§ **Your task**
Starting at the first line of the entries below, restate each line exactly until you reach the line with "336, 356.5, 375];", and print that one too. Leave the pictures out and stop there.

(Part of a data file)
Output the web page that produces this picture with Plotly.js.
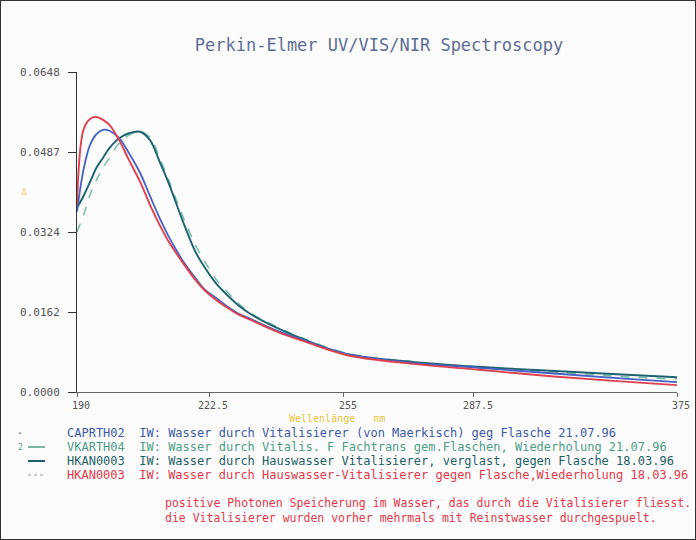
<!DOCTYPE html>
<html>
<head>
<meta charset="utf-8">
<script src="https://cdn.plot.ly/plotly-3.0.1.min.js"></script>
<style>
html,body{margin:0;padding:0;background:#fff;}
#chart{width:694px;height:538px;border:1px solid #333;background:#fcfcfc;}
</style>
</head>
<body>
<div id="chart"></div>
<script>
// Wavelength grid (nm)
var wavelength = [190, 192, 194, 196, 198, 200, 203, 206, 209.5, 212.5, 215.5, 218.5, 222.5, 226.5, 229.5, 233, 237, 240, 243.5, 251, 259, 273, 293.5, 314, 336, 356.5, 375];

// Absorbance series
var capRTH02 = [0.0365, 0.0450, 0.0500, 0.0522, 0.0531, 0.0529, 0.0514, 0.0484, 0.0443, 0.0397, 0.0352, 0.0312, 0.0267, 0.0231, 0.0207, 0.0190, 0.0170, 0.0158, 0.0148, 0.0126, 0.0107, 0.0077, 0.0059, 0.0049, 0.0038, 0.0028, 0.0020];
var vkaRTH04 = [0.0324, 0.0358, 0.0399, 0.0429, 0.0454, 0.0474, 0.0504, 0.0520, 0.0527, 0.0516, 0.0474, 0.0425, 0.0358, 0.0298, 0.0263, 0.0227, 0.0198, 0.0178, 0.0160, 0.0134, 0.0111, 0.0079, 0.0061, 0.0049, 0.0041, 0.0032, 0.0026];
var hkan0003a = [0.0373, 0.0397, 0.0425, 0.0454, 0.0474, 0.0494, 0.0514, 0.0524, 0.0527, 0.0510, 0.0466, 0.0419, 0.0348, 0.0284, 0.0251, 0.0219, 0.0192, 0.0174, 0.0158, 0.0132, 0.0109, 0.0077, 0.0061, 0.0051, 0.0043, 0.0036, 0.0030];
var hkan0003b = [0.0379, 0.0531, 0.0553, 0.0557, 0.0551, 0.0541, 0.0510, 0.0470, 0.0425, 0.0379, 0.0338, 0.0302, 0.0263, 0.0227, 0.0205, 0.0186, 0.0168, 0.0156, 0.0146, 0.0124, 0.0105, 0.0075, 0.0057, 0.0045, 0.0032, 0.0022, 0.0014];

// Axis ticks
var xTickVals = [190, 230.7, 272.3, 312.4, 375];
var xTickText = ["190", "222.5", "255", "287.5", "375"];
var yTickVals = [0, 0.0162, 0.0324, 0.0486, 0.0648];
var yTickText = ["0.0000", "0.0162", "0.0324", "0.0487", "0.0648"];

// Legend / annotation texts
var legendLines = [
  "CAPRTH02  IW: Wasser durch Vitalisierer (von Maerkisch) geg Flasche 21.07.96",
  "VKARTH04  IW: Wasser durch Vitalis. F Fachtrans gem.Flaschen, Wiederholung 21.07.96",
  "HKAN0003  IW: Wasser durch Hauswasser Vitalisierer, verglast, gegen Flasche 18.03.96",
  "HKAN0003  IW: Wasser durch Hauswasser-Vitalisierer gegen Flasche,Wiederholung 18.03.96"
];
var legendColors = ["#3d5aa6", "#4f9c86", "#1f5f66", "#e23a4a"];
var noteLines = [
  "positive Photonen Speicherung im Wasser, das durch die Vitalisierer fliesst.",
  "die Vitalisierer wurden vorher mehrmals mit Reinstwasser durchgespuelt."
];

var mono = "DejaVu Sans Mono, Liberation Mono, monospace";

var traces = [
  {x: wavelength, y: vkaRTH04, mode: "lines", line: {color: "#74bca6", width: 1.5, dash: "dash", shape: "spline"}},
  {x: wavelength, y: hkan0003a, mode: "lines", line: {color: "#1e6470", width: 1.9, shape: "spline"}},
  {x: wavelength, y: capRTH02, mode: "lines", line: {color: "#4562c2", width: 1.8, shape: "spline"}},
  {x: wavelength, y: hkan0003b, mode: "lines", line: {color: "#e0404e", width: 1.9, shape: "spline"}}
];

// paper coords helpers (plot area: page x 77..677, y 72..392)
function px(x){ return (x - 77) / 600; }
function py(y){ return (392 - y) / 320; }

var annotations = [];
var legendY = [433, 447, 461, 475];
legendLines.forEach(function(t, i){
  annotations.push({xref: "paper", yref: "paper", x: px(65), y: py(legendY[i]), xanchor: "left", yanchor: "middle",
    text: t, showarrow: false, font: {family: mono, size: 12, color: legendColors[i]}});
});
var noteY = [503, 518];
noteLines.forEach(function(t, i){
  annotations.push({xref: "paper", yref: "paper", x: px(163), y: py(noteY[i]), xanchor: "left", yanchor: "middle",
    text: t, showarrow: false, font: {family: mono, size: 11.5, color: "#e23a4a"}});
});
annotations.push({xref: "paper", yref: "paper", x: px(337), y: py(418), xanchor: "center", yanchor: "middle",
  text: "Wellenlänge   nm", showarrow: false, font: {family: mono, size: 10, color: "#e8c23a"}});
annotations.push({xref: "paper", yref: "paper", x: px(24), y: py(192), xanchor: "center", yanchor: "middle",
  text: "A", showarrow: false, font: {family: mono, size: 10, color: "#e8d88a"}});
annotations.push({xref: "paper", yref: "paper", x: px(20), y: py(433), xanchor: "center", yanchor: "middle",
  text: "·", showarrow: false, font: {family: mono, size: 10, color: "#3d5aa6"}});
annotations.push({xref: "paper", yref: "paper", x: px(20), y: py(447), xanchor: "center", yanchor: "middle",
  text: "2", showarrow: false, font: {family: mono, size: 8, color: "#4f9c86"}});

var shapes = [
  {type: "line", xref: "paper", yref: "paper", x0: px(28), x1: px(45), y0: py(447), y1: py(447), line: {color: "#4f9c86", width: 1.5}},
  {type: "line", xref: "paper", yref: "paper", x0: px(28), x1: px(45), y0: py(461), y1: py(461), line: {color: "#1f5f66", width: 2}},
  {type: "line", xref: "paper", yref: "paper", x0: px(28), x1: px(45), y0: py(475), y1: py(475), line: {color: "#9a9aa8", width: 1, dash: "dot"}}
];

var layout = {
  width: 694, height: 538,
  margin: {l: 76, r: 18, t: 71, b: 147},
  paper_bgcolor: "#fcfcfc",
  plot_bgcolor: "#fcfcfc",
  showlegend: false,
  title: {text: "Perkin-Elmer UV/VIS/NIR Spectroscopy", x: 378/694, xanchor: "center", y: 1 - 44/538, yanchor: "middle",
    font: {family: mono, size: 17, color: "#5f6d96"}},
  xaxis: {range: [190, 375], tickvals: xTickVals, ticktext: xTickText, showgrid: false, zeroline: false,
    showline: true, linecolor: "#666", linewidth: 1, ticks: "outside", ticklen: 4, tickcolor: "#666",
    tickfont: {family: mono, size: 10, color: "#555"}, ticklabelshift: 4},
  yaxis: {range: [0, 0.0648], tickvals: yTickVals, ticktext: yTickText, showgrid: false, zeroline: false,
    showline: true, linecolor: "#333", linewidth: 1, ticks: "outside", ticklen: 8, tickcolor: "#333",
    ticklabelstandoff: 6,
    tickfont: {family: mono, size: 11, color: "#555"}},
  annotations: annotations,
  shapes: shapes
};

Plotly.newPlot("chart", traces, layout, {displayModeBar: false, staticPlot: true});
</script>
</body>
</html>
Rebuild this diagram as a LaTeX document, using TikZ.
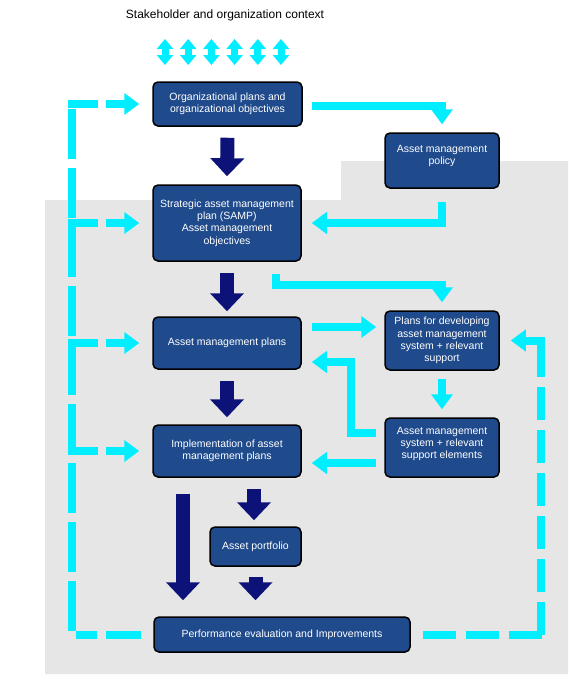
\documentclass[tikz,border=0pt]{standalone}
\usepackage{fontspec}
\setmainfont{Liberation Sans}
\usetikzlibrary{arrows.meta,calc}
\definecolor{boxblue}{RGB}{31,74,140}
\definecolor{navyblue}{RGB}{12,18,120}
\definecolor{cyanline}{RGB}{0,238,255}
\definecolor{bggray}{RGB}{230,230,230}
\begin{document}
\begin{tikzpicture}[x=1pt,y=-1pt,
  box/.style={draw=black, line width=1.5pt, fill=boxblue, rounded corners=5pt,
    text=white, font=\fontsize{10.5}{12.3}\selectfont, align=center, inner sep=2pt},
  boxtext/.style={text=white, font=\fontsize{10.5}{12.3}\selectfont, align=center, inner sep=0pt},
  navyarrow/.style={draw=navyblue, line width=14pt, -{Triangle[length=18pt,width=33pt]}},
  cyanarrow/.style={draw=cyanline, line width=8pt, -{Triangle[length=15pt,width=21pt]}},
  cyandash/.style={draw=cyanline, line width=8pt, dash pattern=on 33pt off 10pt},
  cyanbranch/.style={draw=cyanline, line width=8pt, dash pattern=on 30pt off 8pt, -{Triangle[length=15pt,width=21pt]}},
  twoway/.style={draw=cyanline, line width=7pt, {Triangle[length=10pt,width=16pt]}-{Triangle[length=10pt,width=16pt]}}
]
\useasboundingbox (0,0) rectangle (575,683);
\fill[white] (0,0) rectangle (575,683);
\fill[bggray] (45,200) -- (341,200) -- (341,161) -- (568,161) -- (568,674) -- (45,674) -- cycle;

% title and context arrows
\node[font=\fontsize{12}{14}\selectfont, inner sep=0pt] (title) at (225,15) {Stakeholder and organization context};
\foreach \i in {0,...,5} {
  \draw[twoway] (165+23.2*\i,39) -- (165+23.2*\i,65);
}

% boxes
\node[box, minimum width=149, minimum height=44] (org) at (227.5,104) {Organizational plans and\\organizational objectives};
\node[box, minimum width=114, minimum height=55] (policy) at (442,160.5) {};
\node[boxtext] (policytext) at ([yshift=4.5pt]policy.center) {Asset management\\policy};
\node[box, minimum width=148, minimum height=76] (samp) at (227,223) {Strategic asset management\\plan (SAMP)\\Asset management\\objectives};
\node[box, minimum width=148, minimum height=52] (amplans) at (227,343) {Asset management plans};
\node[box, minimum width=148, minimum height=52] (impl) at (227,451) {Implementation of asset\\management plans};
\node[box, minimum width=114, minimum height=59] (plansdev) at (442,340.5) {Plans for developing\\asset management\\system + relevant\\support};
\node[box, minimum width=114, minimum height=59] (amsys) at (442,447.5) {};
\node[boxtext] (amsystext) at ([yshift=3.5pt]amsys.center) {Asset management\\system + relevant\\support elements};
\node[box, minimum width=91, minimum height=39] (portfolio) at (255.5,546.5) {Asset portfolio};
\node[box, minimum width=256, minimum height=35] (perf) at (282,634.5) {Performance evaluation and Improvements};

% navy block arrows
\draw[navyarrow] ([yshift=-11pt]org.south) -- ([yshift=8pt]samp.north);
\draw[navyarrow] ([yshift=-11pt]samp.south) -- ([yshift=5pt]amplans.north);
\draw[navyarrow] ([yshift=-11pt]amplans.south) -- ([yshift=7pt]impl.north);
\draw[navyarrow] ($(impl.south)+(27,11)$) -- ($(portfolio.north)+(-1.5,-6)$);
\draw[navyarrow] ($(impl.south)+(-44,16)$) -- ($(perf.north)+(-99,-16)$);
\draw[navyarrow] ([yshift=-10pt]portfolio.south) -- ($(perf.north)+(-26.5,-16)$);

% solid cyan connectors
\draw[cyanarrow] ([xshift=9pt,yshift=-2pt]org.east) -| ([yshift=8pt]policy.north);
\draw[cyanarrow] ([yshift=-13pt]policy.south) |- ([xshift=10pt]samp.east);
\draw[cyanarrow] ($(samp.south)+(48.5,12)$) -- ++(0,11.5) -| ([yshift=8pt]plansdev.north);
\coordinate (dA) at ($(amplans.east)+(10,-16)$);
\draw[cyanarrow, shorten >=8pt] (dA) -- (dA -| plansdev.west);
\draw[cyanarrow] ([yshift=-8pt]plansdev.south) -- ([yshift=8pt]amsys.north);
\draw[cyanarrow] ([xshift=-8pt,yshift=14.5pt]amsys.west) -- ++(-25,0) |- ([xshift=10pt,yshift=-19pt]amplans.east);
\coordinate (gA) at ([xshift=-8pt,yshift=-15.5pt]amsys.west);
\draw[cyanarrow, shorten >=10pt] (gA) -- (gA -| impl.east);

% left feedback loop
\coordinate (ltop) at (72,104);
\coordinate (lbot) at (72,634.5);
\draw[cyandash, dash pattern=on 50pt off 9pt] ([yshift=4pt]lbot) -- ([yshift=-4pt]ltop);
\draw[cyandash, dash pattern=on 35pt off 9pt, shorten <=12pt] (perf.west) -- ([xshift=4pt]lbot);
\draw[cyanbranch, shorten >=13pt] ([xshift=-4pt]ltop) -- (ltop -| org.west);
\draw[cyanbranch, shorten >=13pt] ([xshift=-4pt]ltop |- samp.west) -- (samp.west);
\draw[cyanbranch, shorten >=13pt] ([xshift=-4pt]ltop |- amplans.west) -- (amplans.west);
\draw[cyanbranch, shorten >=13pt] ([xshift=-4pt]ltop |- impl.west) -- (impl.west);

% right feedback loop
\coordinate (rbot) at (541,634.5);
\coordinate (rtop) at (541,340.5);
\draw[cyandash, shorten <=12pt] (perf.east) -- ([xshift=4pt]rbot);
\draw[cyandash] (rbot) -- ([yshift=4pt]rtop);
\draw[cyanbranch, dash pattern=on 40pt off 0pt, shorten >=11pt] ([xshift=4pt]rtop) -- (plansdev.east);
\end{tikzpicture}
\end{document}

§ **Result of the exercise**
Output the web page that produces this picture with Plotly.js.
<!DOCTYPE html>
<html>
<head>
<meta charset="utf-8">
<script src="https://cdn.plot.ly/plotly-3.0.1.min.js"></script>
<style>
html,body{margin:0;padding:0;background:#fff;}
#chart{width:694px;height:538px;border:1px solid #333;background:#fcfcfc;}
</style>
</head>
<body>
<div id="chart"></div>
<script>
// Wavelength grid (nm)
var wavelength = [190, 192, 194, 196, 198, 200, 203, 206, 209.5, 212.5, 215.5, 218.5, 222.5, 226.5, 229.5, 233, 237, 240, 243.5, 251, 259, 273, 293.5, 314, 336, 356.5, 375];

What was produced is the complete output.